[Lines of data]
--- --- ---
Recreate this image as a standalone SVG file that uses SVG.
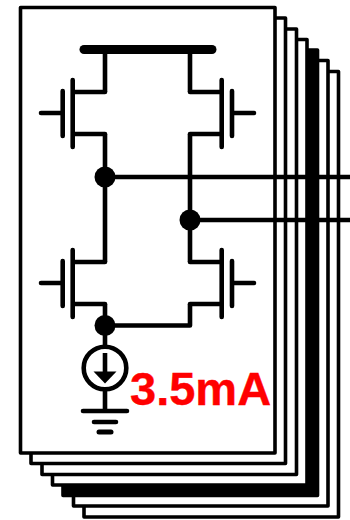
<svg xmlns="http://www.w3.org/2000/svg" width="350" height="520" viewBox="0 0 350 520">
<style>
.sheet{fill:#fff;stroke:#000;stroke-width:3.600;stroke-linejoin:round}
.dark{fill:#000}
.w{fill:none;stroke:#000;stroke-width:4.600;stroke-linecap:round;stroke-linejoin:round}
.dot{fill:#000}
.label{font-family:"Liberation Sans",Arial,sans-serif;font-weight:bold;font-size:47px;fill:#f00;stroke:#f00;stroke-width:.4px}
</style>
<defs>
<g id="nmos-l"><path class="w" d="M105 92H72.700M72.700 80V147M62.700 91V136M62.700 113H41M72.700 134H105"/></g>
<g id="nmos-r"><path class="w" d="M190 92H221.700M221.700 80V147M232 91V136M232 113H254M221.700 134H190"/></g>
</defs>
<g id="sheets">
<rect class="sheet" x="84" y="71.500" width="254.500" height="445.500"/>
<rect class="sheet" x="73.500" y="60.500" width="254.500" height="445.500"/>
<rect class="sheet dark" x="63" y="50" width="254.500" height="445.500"/>
<rect class="sheet" x="52.500" y="39.500" width="254.500" height="445.500"/>
<rect class="sheet" x="42" y="29" width="254.500" height="445.500"/>
<rect class="sheet" x="31" y="18" width="254.500" height="445.500"/>
<rect class="sheet" x="20.500" y="7.500" width="254.500" height="445.500"/>
</g>
<g id="connectors">
<path class="w" d="M105 49.500V92M190 49.500V92M105 134V262M190 134V262M105 304V347M190 304V325.500H105M105 389V411M105 177H350M190 220H350" style="stroke-linecap:butt"/>
</g>
<g id="vdd-rail"><path d="M84 49.500H212" fill="none" stroke="#000" stroke-width="9" stroke-linecap="round"/></g>
<g id="m1"><use href="#nmos-l"/></g>
<g id="m2"><use href="#nmos-r"/></g>
<g id="m3"><use href="#nmos-l" y="170"/></g>
<g id="m4"><use href="#nmos-r" y="170"/></g>
<g id="node-a"><circle class="dot" cx="105" cy="177" r="10.500"/></g>
<g id="node-b"><circle class="dot" cx="190" cy="220" r="10.500"/></g>
<g id="node-tail"><circle class="dot" cx="105" cy="325.500" r="10.500"/></g>
<g id="current-source">
<circle cx="105" cy="368" r="21.300" fill="#fff" stroke="#000" stroke-width="4.600"/>
<path class="w" d="M105 353V374" style="stroke-linecap:butt"/>
<path d="M93.500 371.500H116.500L105 383.500Z" fill="#000"/>
</g>
<g id="ground"><path class="w" d="M83 411H127M94 422H116"/><path d="M99 432H111" fill="none" stroke="#000" stroke-width="5" stroke-linecap="round"/></g>
<text class="label" x="130" y="404.500">3.5mA</text>
</svg>
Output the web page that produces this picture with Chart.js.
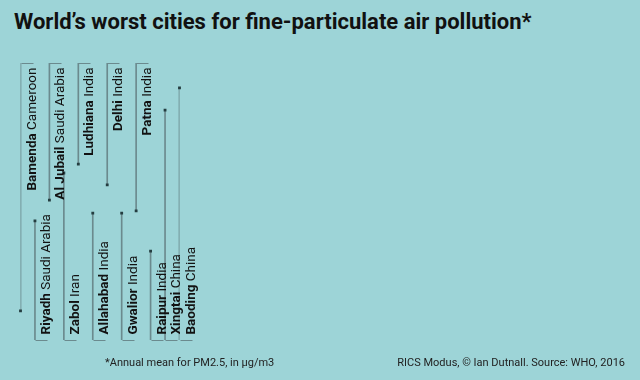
<!DOCTYPE html>
<html>
<head>
<meta charset="utf-8">
<script src="https://cdn.jsdelivr.net/npm/chart.js"></script>
<style>
  body { margin: 0; background: #9dd4d7; width: 640px; height: 380px; overflow: hidden; position: relative; }
  #title { position: absolute; left: 14px; top: 9px; font: bold 22px "Liberation Sans Narrow", "Roboto", sans-serif; color: #111; white-space: nowrap; }
  .note { position: absolute; top: 356px; font: 11px "Roboto", sans-serif; color: #222; white-space: nowrap; }
  #myChart { position: absolute; left: 0; top: 0; }
</style>
</head>
<body>
<div id="title">World’s worst cities for fine-particulate air pollution*</div>
<canvas id="myChart" width="640" height="380"></canvas>
<div class="note" style="left:105px">*Annual mean for PM2.5, in µg/m3</div>
<div class="note" style="right:15px">RICS Modus, © Ian Dutnall. Source: WHO, 2016</div>
<script>
let cities = ['Bamenda', 'Riyadh', 'Al Jubail', 'Zabol', 'Ludhiana', 'Allahabad', 'Delhi', 'Gwalior', 'Patna', 'Raipur', 'Xingtai', 'Baoding'];
let countries = ['Cameroon', 'Saudi Arabia', 'Saudi Arabia', 'Iran', 'India', 'India', 'India', 'India', 'India', 'India', 'China', 'China'];
// height of each dot, 0 = bottom of the stems, 100 = top
let dot_levels = [10.5, 43, 50.5, 60.3, 63.5, 45.8, 56, 45.8, 46.6, 32.1, 83, 91];
// these cities have their label hanging from the top, the rest sit at the bottom
let top_labelled = ['Bamenda', 'Al Jubail', 'Ludhiana', 'Delhi', 'Patna'];
let axis_min = 0;
let axis_max = 100;

let stem_colour = '#6b8a8e';
let dot_colour = '#243d40';
let label_size = 13.5;

let stems = [];
for(let i = 0; i < cities.length; i++){
  if(top_labelled.includes(cities[i])){
    stems.push([dot_levels[i], axis_max]);
  }
  else{
    stems.push([axis_min, dot_levels[i]]);
  }
}

// brackets and rotated labels
const labelPlugin = {
  id: 'cityLabels',
  afterDatasetsDraw (chart) {
    const ctx = chart.ctx;
    const xs = chart.scales.x;
    const ys = chart.scales.y;
    for(let i = 0; i < cities.length; i++){
      let x = Math.round(xs.getPixelForValue(i)) + 0.5;
      let on_top = top_labelled.includes(cities[i]);
      let y_end = Math.round(ys.getPixelForValue(on_top ? axis_max : axis_min)) + 0.5;

      ctx.save();
      ctx.strokeStyle = stem_colour;
      ctx.lineWidth = 1;
      ctx.beginPath();
      ctx.moveTo(x, y_end);
      ctx.lineTo(x + 12, y_end);
      ctx.stroke();

      ctx.translate(x + 14, on_top ? y_end + 4 : y_end - 6);
      ctx.rotate(-Math.PI / 2);
      ctx.fillStyle = '#121212';
      ctx.textBaseline = 'alphabetic';
      ctx.textAlign = 'left';
      ctx.font = 'bold ' + label_size + 'px Roboto';
      let wb = ctx.measureText(cities[i] + ' ').width;
      ctx.font = label_size + 'px Roboto';
      let wr = ctx.measureText(countries[i]).width;
      let start = on_top ? -(wb + wr) : 0;
      ctx.font = 'bold ' + label_size + 'px Roboto';
      ctx.fillText(cities[i], start, 0);
      ctx.font = label_size + 'px Roboto';
      ctx.fillText(countries[i], start + wb, 0);
      ctx.restore();
    }
  }
};

let myChart = new Chart(document.getElementById('myChart'), {
  type: 'bar',
  data: {
    labels: cities,
    datasets: [
      {
        type: 'line',
        data: dot_levels,
        showLine: false,
        pointStyle: 'rect',
        pointRadius: 2,
        pointBackgroundColor: dot_colour,
        pointBorderWidth: 0,
        order: 0
      },
      {
        data: stems,
        backgroundColor: stem_colour,
        barThickness: 1,
        borderWidth: 0,
        order: 1
      }
    ]
  },
  options: {
    responsive: false,
    animation: false,
    devicePixelRatio: 1,
    layout: { padding: { left: 20.5, right: 460.5, top: 63, bottom: 40 } },
    plugins: {
      legend: { display: false },
      tooltip: { enabled: false }
    },
    scales: {
      x: { display: false, offset: false, grid: { offset: false } },
      y: { display: false, min: axis_min, max: axis_max }
    }
  },
  plugins: [labelPlugin]
});
</script>
</body>
</html>
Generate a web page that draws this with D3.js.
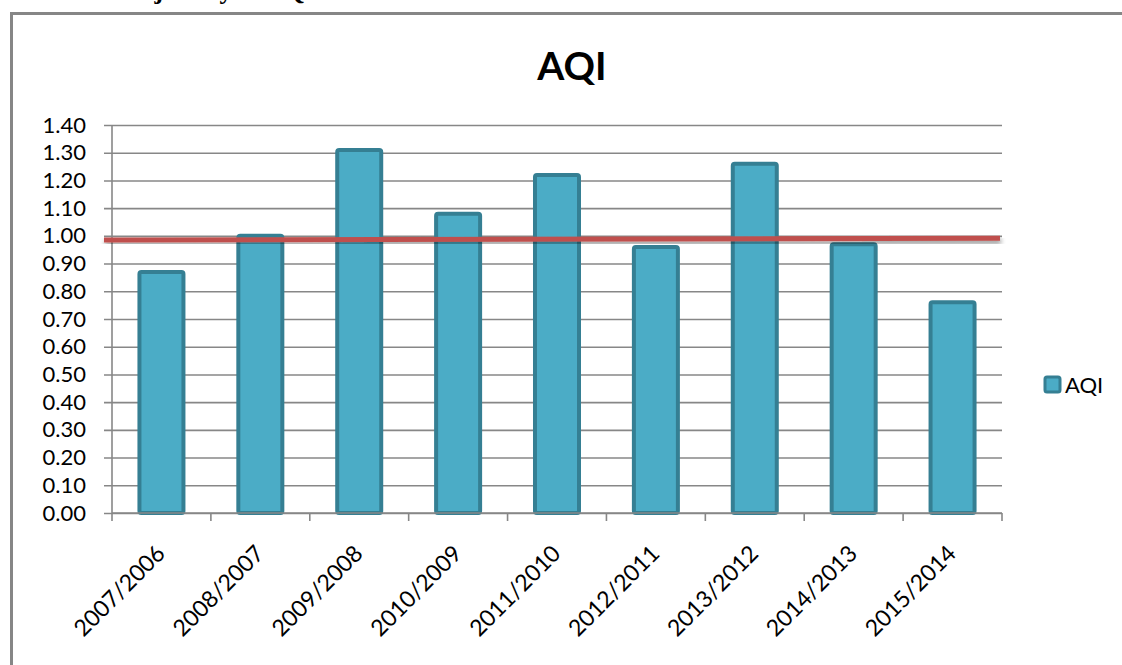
--- --- ---
» **Directions for this task**
In the entries above, find every line with the word "that" and list it.

» **Worked solution**
Recreate this image as a standalone SVG file that uses SVG.
Output the web page that produces this picture with Chart.js.
Generate a web page that draws this with D3.js.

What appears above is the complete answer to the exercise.